__/ [Hymer] on Saturday 14 January 2006 17:48 \__
> "Roy Schestowitz" <newsgroups@xxxxxxxxxxxxxxx> wrote in message
>> __/ [Hymer] on Saturday 14 January 2006 16:00 \__
>>> Hello Everyone,
>>> I have a webpage that ranks in the top 5 in Google, Yahoo, and MSN for my
>>> primary keyword which is a very general term.
>>> Now I want to optimize for a new keyword that is related to the primary
>>> keyword but can be considered a new topic.
>>> Is it better to add the new keyword to page getting the good rankings or
>>> create a new page just for that keyword?
>>> Thanks a lot,
>> Probably create another page and include both words in the title and re-
>> peat them in the body (content). By doing so, you will at least not lose
>> what you already have. The strong keyword from the main page will probably
>> not propagate to the 'child page' though.
>> [excuse a silly hypothetical example]
>> A lot of emphasis is put on page titles, so if your main page was about
>> "dogs", your secondary page should be titled "domestic dogs". "Domestic"

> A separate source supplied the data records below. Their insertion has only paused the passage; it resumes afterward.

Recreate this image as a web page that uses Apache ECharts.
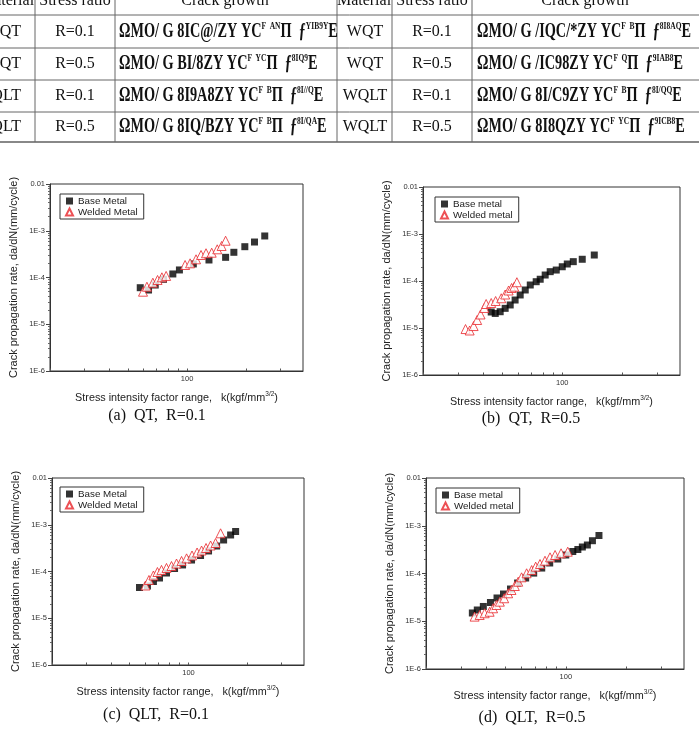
<!DOCTYPE html>
<html>
<head>
<meta charset="utf-8">
<style>
html, body { margin: 0; padding: 0; background: #fff; }
#main { width: 699px; height: 732px; }
</style>
<script src="https://cdn.jsdelivr.net/npm/echarts@6/dist/echarts.min.js"></script>
</head>
<body>
<div id="main"></div>
<script>
// values: K (kgf/mm^3/2) and da/dN (mm/cycle)
const baseA_K = [57.7, 63.6, 68.8, 75.8, 84.6, 91.4, 107.6, 129.3, 157.2, 173.2, 197, 220.7, 248.9]
const baseA_rate = [6.05e-5, 5.4e-5, 6.9e-5, 9.15e-5, 1.19e-4, 1.45e-4, 1.95e-4, 2.37e-4, 2.70e-4, 3.46e-4, 4.56e-4, 5.74e-4, 7.73e-4]
const weldA_K = [59.6, 62.4, 66.9, 70.7, 74.4, 78.2, 97.7, 103.6, 111.1, 117.8, 124.9, 133.5, 142.5, 150, 157.2]
const weldA_rate = [4.97e-5, 6.35e-5, 7.74e-5, 8.85e-5, 1.01e-4, 1.08e-4, 1.85e-4, 2.01e-4, 2.45e-4, 3.03e-4, 3.30e-4, 3.39e-4, 4.01e-4, 4.72e-4, 6.12e-4]

const baseB_K = [44.0, 46.1, 48.8, 51.7, 54.8, 58.0, 61.5, 65.2, 69.1, 74.0, 77.5, 82.1, 87.0, 93.3, 100, 106, 113.6, 126, 144.8]
const baseB_rate = [2.19e-5, 2.04e-5, 2.22e-5, 2.62e-5, 3.09e-5, 3.94e-5, 5.04e-5, 6.44e-5, 8.22e-5, 9.66e-5, 1.09e-4, 1.34e-4, 1.58e-4, 1.71e-4, 2.01e-4, 2.30e-4, 2.58e-4, 2.90e-4, 3.57e-4]
const weldB_K = [32.7, 34.3, 35.9, 37.4, 38.9, 40.6, 41.5, 44.0, 46.3, 49.4, 51.7, 53.8, 55.7, 57.4, 59.2]
const weldB_rate = [9.5e-6, 8.85e-6, 1.10e-5, 1.48e-5, 1.94e-5, 2.67e-5, 3.24e-5, 3.40e-5, 3.75e-5, 4.29e-5, 5.16e-5, 6.28e-5, 7.1e-5, 7.57e-5, 9.42e-5]

const baseC_K = [56.1, 61.6, 66.1, 71.0, 77.1, 84.8, 93.2, 103.6, 115.2, 126.6, 139.2, 151.2, 164.2, 174.2]
const baseC_rate = [4.55e-5, 4.90e-5, 6.11e-5, 7.26e-5, 9.29e-5, 1.16e-4, 1.38e-4, 1.76e-4, 2.20e-4, 2.75e-4, 3.51e-4, 4.72e-4, 6.04e-4, 7.18e-4]
const weldC_K = [60.2, 62.7, 66.1, 69.3, 72.7, 77.1, 81.8, 86.8, 92.1, 97.7, 104.2, 110.6, 116.6, 122.9, 129.7, 137.5, 145.9]
const weldC_rate = [5.02e-5, 6.58e-5, 8.21e-5, 9.75e-5, 1.08e-4, 1.19e-4, 1.31e-4, 1.48e-4, 1.68e-4, 1.91e-4, 2.20e-4, 2.55e-4, 2.81e-4, 3.18e-4, 3.60e-4, 4.07e-4, 6.56e-4]

const baseD_K = [34.1, 36.1, 38.7, 42.0, 45.3, 48.8, 52.9, 57.4, 63.0, 69.1, 75.8, 83.1, 91.2, 100, 108.4, 114.9, 121.0, 128.2, 135.9, 146.5]
const baseD_rate = [1.49e-5, 1.72e-5, 2.04e-5, 2.47e-5, 3.07e-5, 3.72e-5, 4.73e-5, 6.32e-5, 8.05e-5, 1.02e-4, 1.30e-4, 1.66e-4, 2.01e-4, 2.44e-4, 2.89e-4, 3.18e-4, 3.59e-4, 3.95e-4, 4.86e-4, 6.25e-4]
const weldD_K = [35.0, 37.1, 39.3, 41.6, 43.3, 45.0, 46.8, 49.2, 51.5, 53.5, 55.6, 57.8, 60.1, 63.7, 67.5, 70.7, 74.3, 78.7, 83.4, 88.4, 94.7, 102.3]
const weldD_rate = [1.25e-5, 1.35e-5, 1.47e-5, 1.58e-5, 1.87e-5, 2.19e-5, 2.57e-5, 3.03e-5, 3.85e-5, 4.51e-5, 5.47e-5, 6.73e-5, 8.32e-5, 1.01e-4, 1.18e-4, 1.39e-4, 1.58e-4, 1.85e-4, 2.18e-4, 2.44e-4, 2.65e-4, 2.86e-4]

// tick positions
const xTicks = [20, 30, 40, 50, 60, 70, 80, 90, 100, 200, 300]
const xLabels = [100]
const yMinorTicks = [2, 3, 4, 5, 6, 7, 8, 9].flatMap(m => [1e-6, 1e-5, 1e-4, 1e-3].map(d => +(m * d).toPrecision(2)))

// table on top (the formula column is garbled in the source, kept as it shows)
const tableHead = ['Material', 'Stress ratio', 'Crack growth', 'Material', 'Stress ratio', 'Crack growth']
const leftMaterial = ['QT', 'QT', 'QLT', 'QLT']
const rightMaterial = ['WQT', 'WQT', 'WQLT', 'WQLT']
const stressRatio = ['R=0.1', 'R=0.5', 'R=0.1', 'R=0.5']
const leftFormula = [
    ['ΩMO/ G 8IC@/ZY YC', 'F', 'AN', 'YIB9Y'],
    ['ΩMO/ G BI/8ZY YC', 'F', 'YC', '8IQ9'],
    ['ΩMO/ G 8I9A8ZY YC', 'F', 'B', '8I//Q'],
    ['ΩMO/ G 8IQ/BZY YC', 'F', 'B', '8I/QA']
]
const rightFormula = [
    ['ΩMO/ G /IQC/*ZY YC', 'F', 'B', '8I8AQ'],
    ['ΩMO/ G /IC98ZY YC', 'F', 'Q', '9IAB8'],
    ['ΩMO/ G 8I/C9ZY YC', 'F', 'B', '8I/QQ'],
    ['ΩMO/ G 8I8QZY YC', 'F', 'YC', '9ICB8']
]
const captions = ['(a)  QT,  R=0.1', '(b)  QT,  R=0.5', '(c)  QLT,  R=0.1', '(d)  QLT,  R=0.5']

const pairs = (k, r) => k.map((v, i) => [v, r[i]])

// panel layout
const panels = [
    { left: 50, top: 184, width: 253, height: 187, legend: [60, 194], cap: [157, 416], names: ['Base Metal', 'Welded Metal'],
      base: pairs(baseA_K, baseA_rate), weld: pairs(weldA_K, weldA_rate) },
    { left: 423, top: 187, width: 257, height: 188, legend: [435, 197], cap: [531, 419], names: ['Base metal', 'Welded metal'],
      base: pairs(baseB_K, baseB_rate), weld: pairs(weldB_K, weldB_rate) },
    { left: 52, top: 478, width: 252, height: 187, legend: [60, 487], cap: [156, 715], names: ['Base Metal', 'Welded Metal'],
      base: pairs(baseC_K, baseC_rate), weld: pairs(weldC_K, weldC_rate) },
    { left: 426, top: 478, width: 258, height: 191, legend: [436, 488], cap: [532, 718], names: ['Base metal', 'Welded metal'],
      base: pairs(baseD_K, baseD_rate), weld: pairs(weldD_K, weldD_rate) }
]

const sans = 'Liberation Sans'
const serif = 'Liberation Serif'
const axisColor = '#333'

const chart = echarts.init(document.getElementById('main'))

const grid = panels.map(p => ({
    left: p.left, top: p.top, width: p.width, height: p.height,
    show: true, borderColor: axisColor, borderWidth: 1, backgroundColor: 'transparent'
}))

const xAxis = panels.map((p, i) => ({
    type: 'log', logBase: 10, gridIndex: i, min: 20, max: 390,
    name: 'Stress intensity factor range,   k(kgf/mm{s|3/2})',
    nameLocation: 'middle', nameGap: 20,
    nameTextStyle: {
        fontFamily: sans, fontSize: 10.8, color: '#222',
        rich: { s: { fontFamily: sans, fontSize: 6.5, padding: [0, 0, 7, 0] } }
    },
    axisLine: { lineStyle: { color: axisColor } },
    axisTick: { inside: true, length: 2.5, customValues: xTicks, lineStyle: { color: '#555' } },
    axisLabel: { customValues: xLabels, fontFamily: sans, fontSize: 7.5, color: '#333', margin: 4,
        formatter: v => Math.round(v) === 100 ? '100' : '' },
    splitLine: { show: false }
}))

// main y axes (decades) + overlay axes carrying the minor ticks
const yAxis = panels.map((p, i) => ({
    type: 'log', logBase: 10, gridIndex: i, min: 1e-6, max: 0.01,
    name: 'Crack propagation rate, da/dN(mm/cycle)',
    nameLocation: 'middle', nameGap: 31,
    nameTextStyle: { fontFamily: sans, fontSize: 11, color: '#222' },
    axisLine: { lineStyle: { color: axisColor } },
    axisTick: { length: 4, lineStyle: { color: '#444' } },
    axisLabel: { fontFamily: sans, fontSize: 7.5, color: '#333', margin: 5,
        formatter: v => {
            const e = Math.round(Math.log10(v))
            return e === -2 ? '0.01' : '1E' + e
        } },
    splitLine: { show: false }
})).concat(panels.map((p, i) => ({
    type: 'log', logBase: 10, gridIndex: i, min: 1e-6, max: 0.01, position: 'left',
    axisLine: { show: false },
    axisTick: { length: 2, customValues: yMinorTicks, lineStyle: { color: '#666' } },
    axisLabel: { show: false },
    splitLine: { show: false }
})))

const legend = panels.map(p => ({
    left: p.legend[0], top: p.legend[1], orient: 'vertical',
    data: p.names,
    itemWidth: 7, itemHeight: 7, itemGap: 1,
    padding: [2, 6, 2, 5],
    borderColor: '#333', borderWidth: 1,
    textStyle: { fontFamily: sans, fontSize: 9.8, color: '#222' }
}))

const series = []
panels.forEach((p, i) => {
    series.push({
        name: p.names[0], type: 'scatter', xAxisIndex: i, yAxisIndex: i,
        symbol: 'rect', symbolSize: 7,
        itemStyle: { color: '#000' },
        data: p.base
    })
    series.push({
        name: p.names[1], type: 'scatter', xAxisIndex: i, yAxisIndex: i,
        symbol: 'triangle', symbolSize: 9,
        itemStyle: { color: '#fff', borderColor: '#e8262b', borderWidth: 1 },
        data: p.weld
    })
})

// ---- table + captions drawn as graphics ----
const graphic = []
const lineColor = '#666'
const hLines = [15, 48, 80, 112]
hLines.forEach(y => graphic.push({ type: 'line', shape: { x1: 0, y1: y, x2: 699, y2: y }, style: { stroke: lineColor, lineWidth: 1 } }))
graphic.push({ type: 'line', shape: { x1: 0, y1: 142, x2: 699, y2: 142 }, style: { stroke: '#888', lineWidth: 2 } })
;[35, 115, 337, 392, 472].forEach(x => graphic.push({ type: 'line', shape: { x1: x, y1: 0, x2: x, y2: 142 }, style: { stroke: lineColor, lineWidth: 1 } }))

const headX = [7, 75, 225, 364, 432, 585]
tableHead.forEach((t, i) => graphic.push({
    type: 'text', x: headX[i], y: 1,
    style: { text: t, font: '16px ' + serif, fill: '#111', textAlign: 'center', textVerticalAlign: 'middle' }
}))

const rowY = [32, 64, 96, 127]
const formulaText = f => '{m|' + f[0] + '}{s|' + f[1] + '}{m| }{s|' + f[2] + '}{m|Π  ƒ}{s|' + f[3] + '}{m|E}'
const formulaRich = {
    m: { fontFamily: serif, fontWeight: 'bold', fontSize: 21, fill: '#111' },
    s: { fontFamily: serif, fontWeight: 'bold', fontSize: 11, fill: '#111', padding: [0, 0, 12, 0] }
}
rowY.forEach((y, r) => {
    graphic.push({ type: 'text', x: 21, y: y, style: { text: leftMaterial[r], font: '16px ' + serif, fill: '#111', textAlign: 'right', textVerticalAlign: 'middle' } })
    graphic.push({ type: 'text', x: 75, y: y, style: { text: stressRatio[r], font: '16px ' + serif, fill: '#111', textAlign: 'center', textVerticalAlign: 'middle' } })
    graphic.push({ type: 'text', x: 365, y: y, style: { text: rightMaterial[r], font: '16px ' + serif, fill: '#111', textAlign: 'center', textVerticalAlign: 'middle' } })
    graphic.push({ type: 'text', x: 432, y: y, style: { text: stressRatio[r], font: '16px ' + serif, fill: '#111', textAlign: 'center', textVerticalAlign: 'middle' } })
    graphic.push({ type: 'text', x: 119, y: y, scaleX: 0.68, style: { text: formulaText(leftFormula[r]), rich: formulaRich, textAlign: 'left', textVerticalAlign: 'middle' } })
    graphic.push({ type: 'text', x: 477, y: y, scaleX: 0.68, style: { text: formulaText(rightFormula[r]), rich: formulaRich, textAlign: 'left', textVerticalAlign: 'middle' } })
})

panels.forEach((p, i) => graphic.push({
    type: 'text', x: p.cap[0], y: p.cap[1],
    style: { text: captions[i], font: '16px ' + serif, fill: '#111', textAlign: 'center', textVerticalAlign: 'middle' }
}))

chart.setOption({
    backgroundColor: '#fff',
    animation: false,
    grid: grid,
    xAxis: xAxis,
    yAxis: yAxis,
    legend: legend,
    series: series,
    graphic: graphic
})
</script>
</body>
</html>
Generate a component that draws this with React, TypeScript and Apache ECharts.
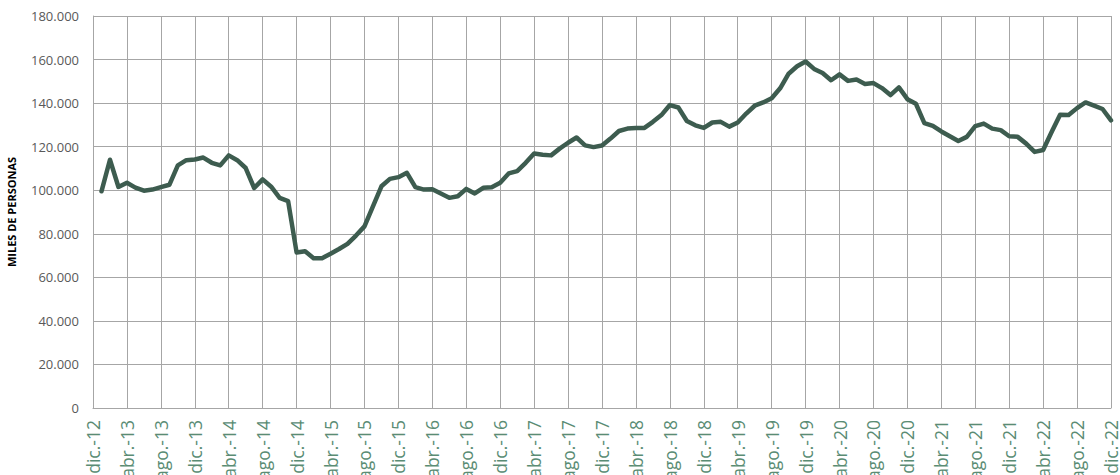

>> on its own means something else and will be assumed irrelevant based on
>> the page content. If the page mentions "dog" and "dogs" quite repeatedly,
>> it could otherwise become a mismatch w.r.t. the title. That's my personal
>> option, but it depends on the actual content in question and the competi-
>> tiveness over the search phrase/s.
> Hi Roy,
> Yes, that is what I was thinking also. Actually, my primary key phrase is
> "user interface design." But I now want to do "usability." ...
Hmmm... that's not contained in the phrase that you dominate already. While
the ideas are closely-correlated and content might have verbal overlap,
indexes are not aware of this relationship. Stemming is the only exception,
but not synonyms, I suspect.
> ...So it's not like
> adding a term to what I already have (dog and domestic dog). Rather, it
> would be more like dog and cat. I already have several modifying words with
> "user interface design" such as "user interface design consulting" which is
> 1 or 2 in Google. But this would be trying get people that search for
> "usability" alone.
Have you yet taken a look to see the top 10 in that SERP? It is worth
checking if you can fit in that 'league'. I rarely ever fit anywhere among
1-word results pages, unless it involves a typo or arcane terms.
> I think the principal still holds though. A new page would permit little
> reference to "user interface design" and a lot of "usability" and
> "usability testing."
> Do you agree?
In my humble opinion, in order to fit anywhere which is worthwhile, you would
have to work gard. For hot terminology (due to 'Web hype') such as
"usability", you would need something on par with the scale of
You would need many links which contain the word "usability" to point to that
brand new page. I can assure you that many blogs already point to usability
pages /en masse/. Bloggers tend to write a lot about Web terminology (that's
why they have Web sites) and without looking up the term, I can imagine
which sites should come up on top. I once found myself in number #47 for
"roy" even though my page does not contain "roy" and neither do most of my
inbound links. I've dropped to oblivion over time.